> DESCRIPTION OF THE TASK
Copy out the entries in full and with complete accuracy; pictures are excluded.

> STORED ROWS
== == ==

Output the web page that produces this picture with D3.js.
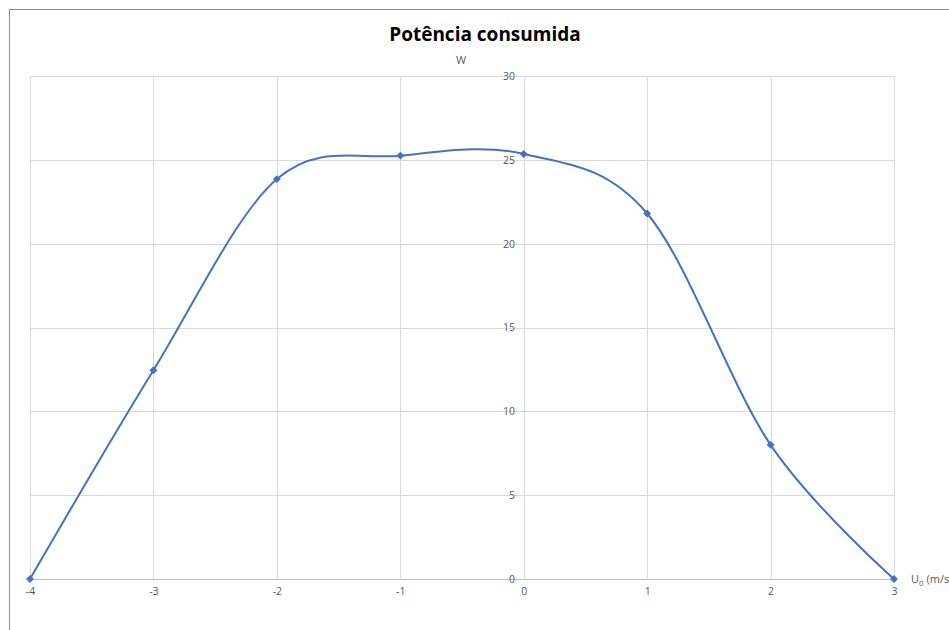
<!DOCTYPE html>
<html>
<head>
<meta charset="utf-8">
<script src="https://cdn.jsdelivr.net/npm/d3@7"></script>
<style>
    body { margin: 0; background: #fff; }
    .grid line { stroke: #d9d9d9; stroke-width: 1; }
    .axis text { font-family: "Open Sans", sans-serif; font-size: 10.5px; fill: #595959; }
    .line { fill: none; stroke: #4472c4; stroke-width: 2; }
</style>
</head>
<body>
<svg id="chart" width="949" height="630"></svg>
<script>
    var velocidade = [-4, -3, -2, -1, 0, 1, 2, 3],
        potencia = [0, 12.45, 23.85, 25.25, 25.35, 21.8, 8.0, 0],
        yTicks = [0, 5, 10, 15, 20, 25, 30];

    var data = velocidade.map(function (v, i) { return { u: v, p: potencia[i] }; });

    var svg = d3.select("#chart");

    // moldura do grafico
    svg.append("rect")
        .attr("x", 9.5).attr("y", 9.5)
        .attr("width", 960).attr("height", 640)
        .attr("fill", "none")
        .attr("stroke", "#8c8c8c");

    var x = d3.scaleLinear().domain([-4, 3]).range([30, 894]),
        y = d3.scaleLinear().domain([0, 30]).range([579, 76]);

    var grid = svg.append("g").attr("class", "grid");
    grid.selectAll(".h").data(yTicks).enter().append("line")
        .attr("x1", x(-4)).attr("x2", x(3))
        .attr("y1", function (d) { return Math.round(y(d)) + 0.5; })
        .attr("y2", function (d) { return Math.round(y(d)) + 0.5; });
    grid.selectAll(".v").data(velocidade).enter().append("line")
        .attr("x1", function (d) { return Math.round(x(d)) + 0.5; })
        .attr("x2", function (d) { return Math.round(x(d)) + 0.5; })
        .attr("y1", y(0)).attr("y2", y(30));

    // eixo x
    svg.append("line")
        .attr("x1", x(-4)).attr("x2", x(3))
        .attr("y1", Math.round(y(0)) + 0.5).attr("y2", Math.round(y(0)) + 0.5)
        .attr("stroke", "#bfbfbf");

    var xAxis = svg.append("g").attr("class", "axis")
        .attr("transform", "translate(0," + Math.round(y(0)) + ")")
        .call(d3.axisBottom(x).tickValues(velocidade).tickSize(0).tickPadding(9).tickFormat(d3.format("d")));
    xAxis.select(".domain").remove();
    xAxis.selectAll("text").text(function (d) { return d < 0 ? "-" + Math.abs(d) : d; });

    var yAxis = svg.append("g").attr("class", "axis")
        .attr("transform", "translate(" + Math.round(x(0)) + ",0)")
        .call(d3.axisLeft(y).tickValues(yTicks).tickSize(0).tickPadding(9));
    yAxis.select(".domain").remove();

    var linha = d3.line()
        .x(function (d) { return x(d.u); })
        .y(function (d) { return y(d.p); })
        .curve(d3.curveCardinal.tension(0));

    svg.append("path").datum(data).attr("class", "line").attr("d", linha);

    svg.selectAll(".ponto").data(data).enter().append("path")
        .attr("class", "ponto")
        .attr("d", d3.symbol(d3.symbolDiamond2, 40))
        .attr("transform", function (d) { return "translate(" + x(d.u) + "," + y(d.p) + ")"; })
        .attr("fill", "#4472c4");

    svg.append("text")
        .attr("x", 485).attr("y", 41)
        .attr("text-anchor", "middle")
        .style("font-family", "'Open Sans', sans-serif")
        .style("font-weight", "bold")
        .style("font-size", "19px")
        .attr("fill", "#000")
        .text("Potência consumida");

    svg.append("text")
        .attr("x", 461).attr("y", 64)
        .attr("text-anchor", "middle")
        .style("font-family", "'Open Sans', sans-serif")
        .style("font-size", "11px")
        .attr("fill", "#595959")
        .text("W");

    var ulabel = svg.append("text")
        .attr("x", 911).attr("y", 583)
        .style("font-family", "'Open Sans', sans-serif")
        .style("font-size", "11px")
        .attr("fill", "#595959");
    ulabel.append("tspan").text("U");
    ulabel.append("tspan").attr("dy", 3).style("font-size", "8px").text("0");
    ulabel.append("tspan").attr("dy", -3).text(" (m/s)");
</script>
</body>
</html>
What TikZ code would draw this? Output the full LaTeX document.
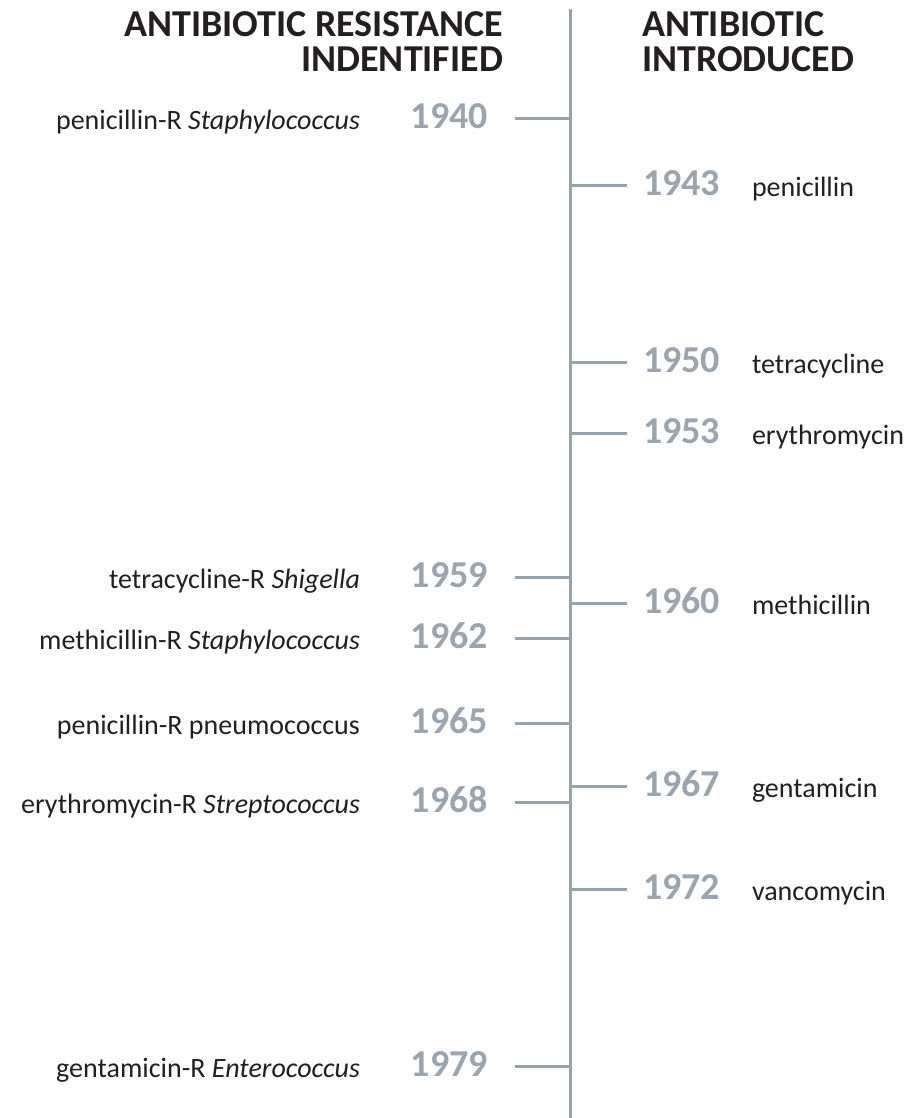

== == ==

> RESPONSE TO THE TASK
Output the web page that produces this picture with D3.js.
<!DOCTYPE html>
<html>
<head>
<meta charset="utf-8">
<script src="https://cdn.jsdelivr.net/npm/d3@7"></script>
<style>
    body { margin: 0; background: #fff; }
    .grid line { stroke: #d9d9d9; stroke-width: 1; }
    .axis text { font-family: "Open Sans", sans-serif; font-size: 10.5px; fill: #595959; }
    .line { fill: none; stroke: #4472c4; stroke-width: 2; }
</style>
</head>
<body>
<svg id="chart" width="949" height="630"></svg>
<script>
    var velocidade = [-4, -3, -2, -1, 0, 1, 2, 3],
        potencia = [0, 12.45, 23.85, 25.25, 25.35, 21.8, 8.0, 0],
        yTicks = [0, 5, 10, 15, 20, 25, 30];

    var data = velocidade.map(function (v, i) { return { u: v, p: potencia[i] }; });

    var svg = d3.select("#chart");

    // moldura do grafico
    svg.append("rect")
        .attr("x", 9.5).attr("y", 9.5)
        .attr("width", 960).attr("height", 640)
        .attr("fill", "none")
        .attr("stroke", "#8c8c8c");

    var x = d3.scaleLinear().domain([-4, 3]).range([30, 894]),
        y = d3.scaleLinear().domain([0, 30]).range([579, 76]);

    var grid = svg.append("g").attr("class", "grid");
    grid.selectAll(".h").data(yTicks).enter().append("line")
        .attr("x1", x(-4)).attr("x2", x(3))
        .attr("y1", function (d) { return Math.round(y(d)) + 0.5; })
        .attr("y2", function (d) { return Math.round(y(d)) + 0.5; });
    grid.selectAll(".v").data(velocidade).enter().append("line")
        .attr("x1", function (d) { return Math.round(x(d)) + 0.5; })
        .attr("x2", function (d) { return Math.round(x(d)) + 0.5; })
        .attr("y1", y(0)).attr("y2", y(30));

    // eixo x
    svg.append("line")
        .attr("x1", x(-4)).attr("x2", x(3))
        .attr("y1", Math.round(y(0)) + 0.5).attr("y2", Math.round(y(0)) + 0.5)
        .attr("stroke", "#bfbfbf");

    var xAxis = svg.append("g").attr("class", "axis")
        .attr("transform", "translate(0," + Math.round(y(0)) + ")")
        .call(d3.axisBottom(x).tickValues(velocidade).tickSize(0).tickPadding(9).tickFormat(d3.format("d")));
    xAxis.select(".domain").remove();
    xAxis.selectAll("text").text(function (d) { return d < 0 ? "-" + Math.abs(d) : d; });

    var yAxis = svg.append("g").attr("class", "axis")
        .attr("transform", "translate(" + Math.round(x(0)) + ",0)")
        .call(d3.axisLeft(y).tickValues(yTicks).tickSize(0).tickPadding(9));
    yAxis.select(".domain").remove();

    var linha = d3.line()
        .x(function (d) { return x(d.u); })
        .y(function (d) { return y(d.p); })
        .curve(d3.curveCardinal.tension(0));

    svg.append("path").datum(data).attr("class", "line").attr("d", linha);

    svg.selectAll(".ponto").data(data).enter().append("path")
        .attr("class", "ponto")
        .attr("d", d3.symbol(d3.symbolDiamond2, 40))
        .attr("transform", function (d) { return "translate(" + x(d.u) + "," + y(d.p) + ")"; })
        .attr("fill", "#4472c4");

    svg.append("text")
        .attr("x", 485).attr("y", 41)
        .attr("text-anchor", "middle")
        .style("font-family", "'Open Sans', sans-serif")
        .style("font-weight", "bold")
        .style("font-size", "19px")
        .attr("fill", "#000")
        .text("Potência consumida");

    svg.append("text")
        .attr("x", 461).attr("y", 64)
        .attr("text-anchor", "middle")
        .style("font-family", "'Open Sans', sans-serif")
        .style("font-size", "11px")
        .attr("fill", "#595959")
        .text("W");

    var ulabel = svg.append("text")
        .attr("x", 911).attr("y", 583)
        .style("font-family", "'Open Sans', sans-serif")
        .style("font-size", "11px")
        .attr("fill", "#595959");
    ulabel.append("tspan").text("U");
    ulabel.append("tspan").attr("dy", 3).style("font-size", "8px").text("0");
    ulabel.append("tspan").attr("dy", -3).text(" (m/s)");
</script>
</body>
</html>
What TikZ code would draw this? Output the full LaTeX document.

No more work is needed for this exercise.